## Rows
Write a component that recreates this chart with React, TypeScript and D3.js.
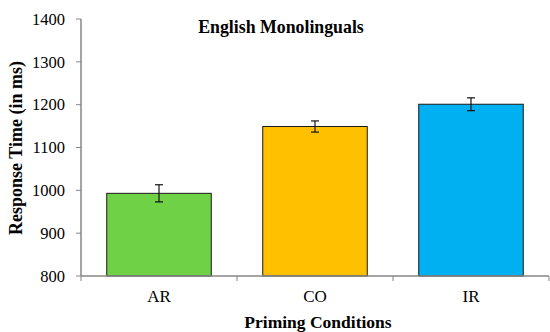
import React from "react";
import * as d3 from "d3";

const categories = ["AR", "CO", "IR"];
const values = [993, 1149, 1201];
const errors = [20, 13, 15];
const colors = ["#6fd246", "#ffc000", "#00b0f0"];
const yTicks = [800, 900, 1000, 1100, 1200, 1300, 1400];

const W = 550, H = 332;
const left = 81, right = 549, top = 19, bottom = 276;
const font = "Liberation Serif, DejaVu Serif, serif";

export default function App() {
  const x = d3.scaleBand<string>().domain(categories).range([left, right]).padding(0);
  const y = d3.scaleLinear().domain([800, 1400]).range([bottom, top]);
  const bw = x.bandwidth() * 0.67;
  const axisColor = "#868686";
  return (
    <svg width={W} height={H} style={{ position: "absolute", left: 0, top: 0, fontFamily: font }}>
      <rect width={W} height={H} fill="#fff" />
      {yTicks.map((t) => (
        <g key={t}>
          <line x1={left - 5} x2={left} y1={y(t)} y2={y(t)} stroke={axisColor} strokeWidth={1} />
          <text x={65} y={y(t)} dy="0.35em" textAnchor="end" style={{ fontSize: 16.5 }}>{t}</text>
        </g>
      ))}
      {categories.map((c, i) => {
        const cx = x(c)! + x.bandwidth() / 2;
        return (
          <g key={c}>
            <rect x={cx - bw / 2} y={y(values[i])} width={bw} height={bottom - y(values[i])}
              fill={colors[i]} stroke="#1a1a1a" strokeWidth={1} />
            <line x1={cx} x2={cx} y1={y(values[i] + errors[i])} y2={y(values[i] - errors[i])} stroke="#111" strokeWidth={1.2} />
            <line x1={cx - 4} x2={cx + 4} y1={y(values[i] + errors[i])} y2={y(values[i] + errors[i])} stroke="#111" strokeWidth={1.2} />
            <line x1={cx - 4} x2={cx + 4} y1={y(values[i] - errors[i])} y2={y(values[i] - errors[i])} stroke="#111" strokeWidth={1.2} />
            <text x={cx} y={302} textAnchor="middle" style={{ fontSize: 17 }}>{c}</text>
          </g>
        );
      })}
      {d3.range(categories.length + 1).map((i) => {
        const xx = left + i * x.bandwidth();
        return <line key={i} x1={xx} x2={xx} y1={bottom} y2={bottom + 5} stroke={axisColor} strokeWidth={1} />;
      })}
      <line x1={left} x2={left} y1={top} y2={bottom} stroke={axisColor} strokeWidth={1.5} />
      <line x1={left} x2={right} y1={bottom} y2={bottom} stroke={axisColor} strokeWidth={1.5} />
      <text x={281} y={33} textAnchor="middle" style={{ fontSize: 17.8, fontWeight: "bold" }}>English Monolinguals</text>
      <text x={318} y={328} textAnchor="middle" style={{ fontSize: 17.5, fontWeight: "bold" }}>Priming Conditions</text>
      <text transform="translate(22,148) rotate(-90)" textAnchor="middle" style={{ fontSize: 18, fontWeight: "bold" }}>Response Time (in ms)</text>
    </svg>
  );
}
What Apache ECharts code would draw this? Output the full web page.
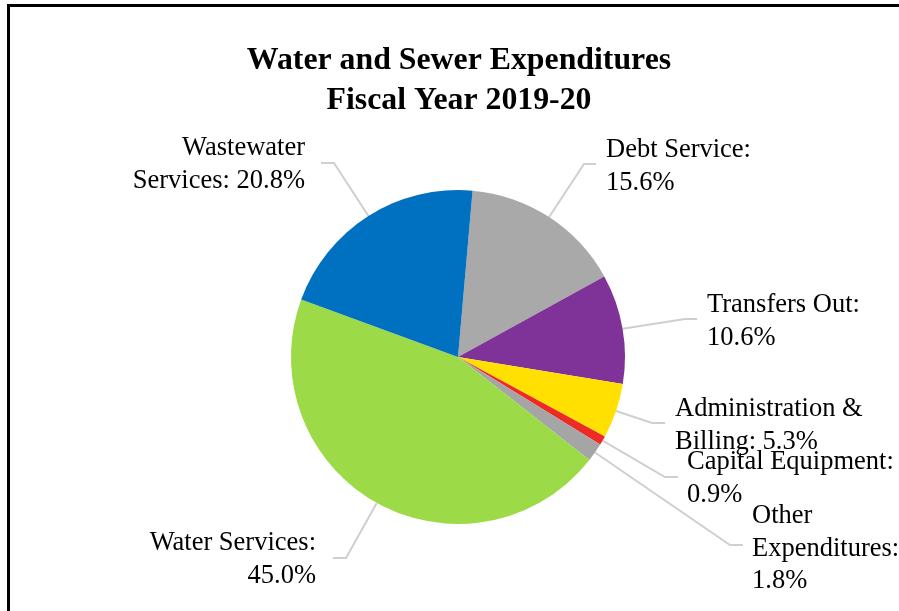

## Problem to work on
Reproduce, word for word, every line from the start of the records down to and including the line with "const yTicks = [800, 900, 1000, 1100, 1200, 1300, 1400];"; skip the pictures.

## Solution
Write a component that recreates this chart with React, TypeScript and D3.js.
import React from "react";
import * as d3 from "d3";

const categories = ["AR", "CO", "IR"];
const values = [993, 1149, 1201];
const errors = [20, 13, 15];
const colors = ["#6fd246", "#ffc000", "#00b0f0"];
const yTicks = [800, 900, 1000, 1100, 1200, 1300, 1400];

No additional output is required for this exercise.